In this paper, an attempt is made to integrate PROMETHEE and GAIA methods to assess and rank the sampled 10 locations in terms of heavy metal contamination in Dilovası area, Turkey based on ten heavy metals. The locations are ranked from the most environmentally risky area to the least one. It is observed from the analysis that the location d4 (small harbor of Hereke) is the most polluted especially by Pb, Cd, Cr and As. The location d8 is the least polluted area which is the farthest places from the harbors and industrialized zones (Fig. 1). As it can be seen from Fig. 1, the locations d8, d7, d9 and d10 are the farthest locations from the heavy metal sources. The locations d4 and d7 are small ports, and main contaminant is Pb. This indicates that the potential sources for heavy metal pollutions are transport services and industrial activities. When this result was compared to other metal-polluted areas from different regions of the world given in [3], the concentration of heavy metals in this area was relatively low. In addition to that the other areas are polluted mainly by Cr, Pb, Zn and Cu. The study area is polluted by Pb, Mn, Zn and Cu. The Mn concentration does not given in other locations, but it exist in the study area. The concentration of Cr is also very low compared to other ports of world.

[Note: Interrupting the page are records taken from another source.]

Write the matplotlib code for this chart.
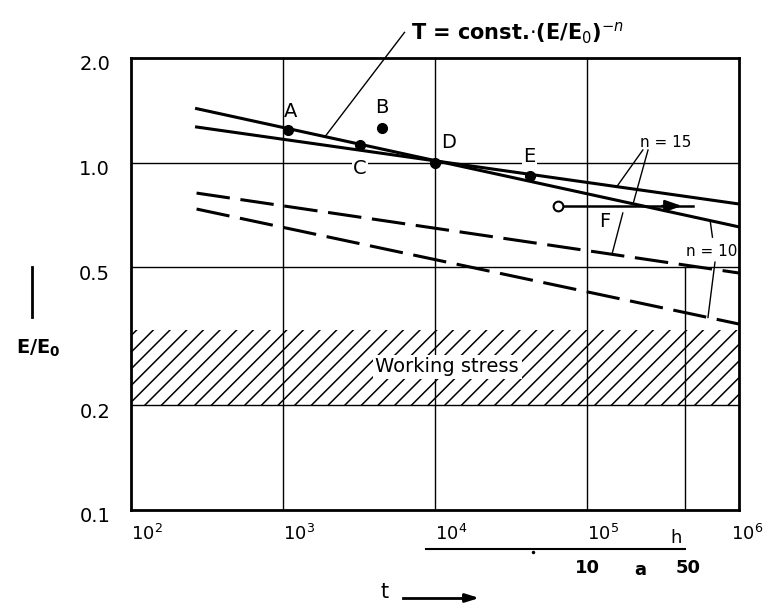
import numpy as np
import matplotlib.pyplot as plt
from matplotlib.transforms import ScaledTranslation

plt.rcParams['font.family'] = ['DejaVu Sans']
plt.rcParams['hatch.linewidth'] = 1.1

# measured points (t in h, E/E0)
pt_names = ['A', 'B', 'C', 'D', 'E']
pt_t = [1080, 4500, 3200, 10000, 42000]
pt_e = [1.24, 1.26, 1.12, 1.0, 0.915]
pt_off = [(2, 19), (0, 20), (0, -23), (14, 20), (0, 19)]   # label offsets, pixels

# point F (open circle) and its arrow
f_t = [64000, 500000]
f_e = [0.75, 0.75]

# straight lines (start / end)
line_t = [270, 1e6]
solid_n10 = [1.43, 0.653]
solid_n15 = [1.266, 0.76]
dash_n15 = [0.817, 0.481]
dash_n10 = [0.735, 0.343]

work_lo, work_hi = 0.2, 0.33
grid_t = [1e3, 1e4, 1e5]
grid_e = [1.0, 0.5, 0.2]
h_per_a = 8760
years = [1, 5, 10, 50]

yticks = [0.1, 0.2, 0.5, 1.0, 2.0]
ytick_labels = ['0.1', '0.2', '0.5', '1.0', '2.0']
xticks = [1e2, 1e3, 1e4, 1e5, 1e6]
xtick_labels = [r'$10^{2}$', r'$10^{3}$', r'$10^{4}$', r'$10^{5}$', r'$10^{6}$']


def on_line(t, e):
    # point on a straight line (log-log) between line_t[0] and line_t[1]
    f = (np.log10(t) - np.log10(line_t[0])) / (np.log10(line_t[1]) - np.log10(line_t[0]))
    return 10 ** (np.log10(e[0]) + f * (np.log10(e[1]) - np.log10(e[0])))


fig = plt.figure(figsize=(7.68, 6.10), dpi=100)
ax = fig.add_axes([131 / 768, 1 - 510 / 610, 608 / 768, 452 / 610])
ax.set_xscale('log')
ax.set_yscale('log')
ax.set_xlim(1e2, 1e6)
ax.set_ylim(0.1, 2.0)
ax.minorticks_off()

for s in ax.spines.values():
    s.set_linewidth(2.0)

# grid
for t in grid_t:
    ax.axvline(t, color='black', lw=1.0, zorder=1)
for e in grid_e:
    ax.axhline(e, color='black', lw=1.0, zorder=1)
ax.plot([years[-1] * h_per_a] * 2, [0.1, 0.5], color='black', lw=1.0, zorder=1)

# working stress band
ax.fill_between([1e2, 1e6], work_lo, work_hi, facecolor='none', edgecolor='black',
                hatch='//', lw=0, zorder=1)
ax.text(12000, 0.258, 'Working stress', fontsize=14, ha='center', va='center',
        bbox=dict(facecolor='white', edgecolor='none', pad=2), zorder=3)

# lines
ax.plot(line_t, solid_n10, color='black', lw=2.2, zorder=4)
ax.plot(line_t, solid_n15, color='black', lw=2.2, zorder=4)
ax.plot(line_t, dash_n15, color='black', lw=2.2, dashes=(11, 3.5), zorder=4)
ax.plot(line_t, dash_n10, color='black', lw=2.2, dashes=(11, 3.5), zorder=4)

# points
ax.plot(pt_t, pt_e, 'o', color='black', ms=7, zorder=5)
for name, t, e, off in zip(pt_names, pt_t, pt_e, pt_off):
    bb = dict(facecolor='white', edgecolor='none', pad=1) if name in ('C', 'E') else None
    ax.annotate(name, (t, e), xytext=off, textcoords='offset pixels', fontsize=14,
                ha='center', va='center', bbox=bb, zorder=6)

# F with arrow
ax.plot(f_t, f_e, color='black', lw=1.8, zorder=5)
ax.annotate('', xy=(f_t[1] * 0.88, f_e[1]), xytext=(f_t[1] * 0.6, f_e[1]),
            arrowprops=dict(arrowstyle='-|>,head_length=1.0,head_width=0.35',
                            color='black', lw=1.8), zorder=5)
ax.plot(f_t[0], f_e[0], 'o', mfc='white', mec='black', mew=1.5, ms=7, zorder=6)
ax.annotate('F', (f_t[0], f_e[0]), xytext=(47, -16), textcoords='offset pixels',
            fontsize=14, ha='center', va='center')
ax.plot([172000, 146000], [0.716, on_line(146000, dash_n15)], color='black', lw=1.0)

# n labels and leaders
ax.text(330000, 1.14, 'n = 15', fontsize=11, ha='center', va='center')
ax.plot([233000, 157000], [1.087, on_line(157000, solid_n15)], color='black', lw=1.0)
ax.plot([252000, 201000], [1.087, on_line(201000, solid_n10)], color='black', lw=1.0)
ax.text(664000, 0.556, 'n = 10', fontsize=11, ha='center', va='center')
ax.plot([669000, 646000], [0.61, on_line(646000, solid_n10)], color='black', lw=1.0)
ax.plot([695000, 625000], [0.517, on_line(625000, dash_n10)], color='black', lw=1.0)

# formula and leader
ax.text(6900, 2.36, r'T = const.$\cdot$(E/E$_0$)$^{-n}$', fontsize=15, fontweight='bold',
        ha='left', va='center', clip_on=False)
ax.plot([6300, 1890], [2.37, on_line(1890, solid_n10)], color='black', lw=1.0, clip_on=False)

# ticks
ax.set_yticks(yticks, ytick_labels)
ax.set_xticks(xticks, xtick_labels)
ax.tick_params(axis='both', length=0, labelsize=14)
ax.tick_params(axis='x', labelsize=13, pad=10)
ax.tick_params(axis='y', pad=15)
for lbl in ax.get_yticklabels():
    lbl.set_transform(lbl.get_transform() + ScaledTranslation(0, -5 / 100, fig.dpi_scale_trans))
for lbl in ax.get_xticklabels():
    lbl.set_ha('left')
last = ax.get_xticklabels()[-1]
last.set_transform(last.get_transform() + ScaledTranslation(-8 / 100, 0, fig.dpi_scale_trans))

# secondary time scale in years
trans = ax.get_xaxis_transform()
yt = [y * h_per_a for y in years]
ax.plot([yt[0], yt[-1]], [-0.086, -0.086], color='black', lw=1.5, transform=trans, clip_on=False)
ax.plot(yt[1], -0.092, '.', color='black', ms=3, transform=trans, clip_on=False)
ax.text(yt[-1] * 0.88, -0.062, 'h', fontsize=13, ha='center', va='center', transform=trans)
ax.text(yt[2] * 1.15, -0.128, '10', fontsize=13, fontweight='bold', ha='center', va='center',
        transform=trans)
ax.text(np.sqrt(yt[2] * yt[3]) * 1.15, -0.133, 'a', fontsize=13, fontweight='bold',
        ha='center', va='center', transform=trans)
ax.text(yt[3] * 1.05, -0.128, '50', fontsize=13, fontweight='bold', ha='center', va='center',
        transform=trans)

# axis labels
fig.text(385 / 768, 1 - 592 / 610, 't', fontsize=15, ha='center', va='center')
fig.add_artist(plt.Line2D([403 / 768, 470 / 768], [1 - 598 / 610] * 2, color='black', lw=2))
ax.annotate('', xy=(482 / 768, 1 - 598 / 610), xytext=(460 / 768, 1 - 598 / 610),
            xycoords='figure fraction', textcoords='figure fraction',
            arrowprops=dict(arrowstyle='-|>,head_length=0.8,head_width=0.25', color='black', lw=2))
fig.add_artist(plt.Line2D([32 / 768] * 2, [1 - 267 / 610, 1 - 317 / 610], color='black', lw=2))
fig.text(38 / 768, 1 - 348 / 610, r'$\mathbf{E/E_0}$', fontsize=14, ha='center', va='center')

fig.savefig('out.png', dpi=100)
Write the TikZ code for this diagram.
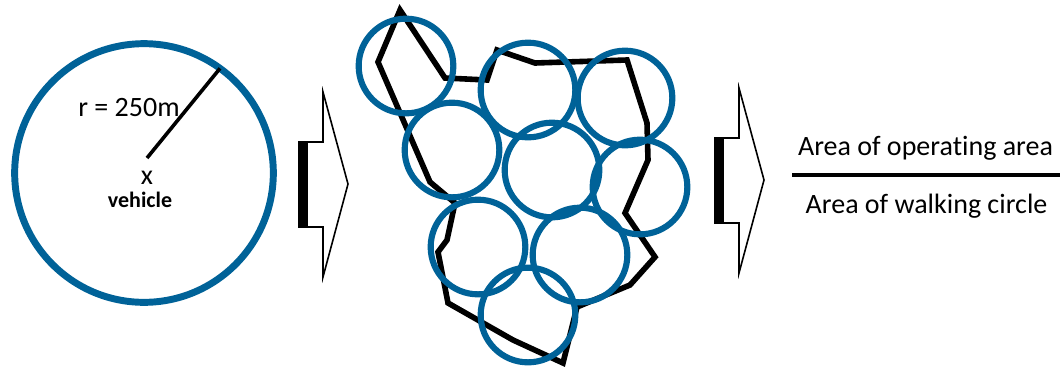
\documentclass[tikz,border=0pt]{standalone}
\usepackage{fontspec}
\setmainfont{Carlito}[Ligatures=NoCommon]
\usepackage{xcolor}
\usetikzlibrary{positioning}
\definecolor{walkblue}{RGB}{0,98,152}

\begin{document}
\begin{tikzpicture}[x=0.75pt, y=-0.75pt,
  walk/.style={circle, draw=walkblue, line width=4.6pt, minimum size=71pt, inner sep=0pt, outer sep=0pt},
  lbl/.style={font=\fontsize{21}{25}\selectfont, inner sep=0pt, anchor=base},
  blockarr/.style={draw=black, line width=1.2pt, fill=white, line join=miter}]
  % pixel grid of the reference, y pointing down
  \useasboundingbox (0,0) rectangle (1063,369);

  % Walking circle round the vehicle
  \node[walk, line width=5.2pt, minimum size=194pt] (vehzone) at (144,173) {};
  \coordinate (rstart) at (147,158);
  \draw[line width=2.7pt] (rstart) -- (vehzone.54.8);
  \node[lbl] (radius) at (129,116) {r = 250m};
  \node[lbl] (vx) at (147,184) {x};
  \node[inner sep=0pt, anchor=base, font=\fontsize{16.5}{20}\bfseries\selectfont] (veh) at (140,207) {vehicle};

  % Block arrows
  \foreach \ax/\ay in {299/184, 715/180}{
    \draw[blockarr] (\ax,\ay-42) -- ++(24,0) -- ++(0,-50) -- (\ax+49,\ay)
      -- (\ax+24,\ay+93) -- ++(0,-50) -- (\ax,\ay+43) -- cycle;
    \fill (\ax,\ay-42) rectangle (\ax+9,\ay+43);
  }

  % Operating area
  \draw[line width=4.2pt] (400,10) -- (445,78) -- (487,80) -- (497,50) -- (535,63)
    -- (627,60) -- (647,123) -- (648,160) -- (625,213) -- (655,257) -- (630,285)
    -- (577,307) -- (563,363) -- (513,340) -- (448,303) -- (438,252) -- (447,240)
    -- (455,203) -- (430,182) -- (378,62) -- cycle;

  % Walking circles covering it
  \foreach \n/\cx/\cy in {1/406/66, 2/528/90, 3/625/98, 4/452/150, 5/552/170,
                          6/640/187, 7/478/247, 8/580/255, 9/528/315}{
    \node[walk] (wc\n) at (\cx,\cy) {};
  }

  % Ratio
  \node[lbl] (num) at (925.5,155) {Area of operating area};
  \node[lbl] (den) at (926.5,213) {Area of walking circle};
  \coordinate (fracl) at (792,175);
  \coordinate (fracr) at (1060,175);
  \draw[line width=3pt] (fracl) -- (fracr);
\end{tikzpicture}
\end{document}
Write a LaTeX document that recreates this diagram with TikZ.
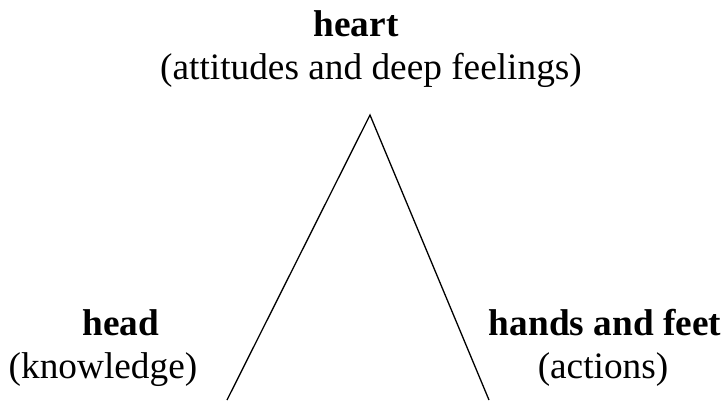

This paper also shows the usefulness of PROMETHEE-GAIA method-based graphical tool in guiding the decision makers analyzing and arriving at the best prioritization or ranking of contaminated sites. The method can be also applied similar problems. Among different MCDM methods, PROMETHEE is better because of its simple design, ease of computation and suitable results. However, the preference functions may result in some hesitations for decision makers. The limitations of using PROMETHEE are the definitions of preference function and weights of criteria. These have to be defined by the user or decision makers. However, this limitation is overcame by applying sensitivity analysis which has not existed in other MCDM methods.

As a future work, this study can be extended to rank contaminated sites according to environmental risk and health risk grouping heavy metals and other pollutants.

Compliance with ethical standards

Conflict of interest

On behalf of all authors, the corresponding author states that there is no conflict of interest.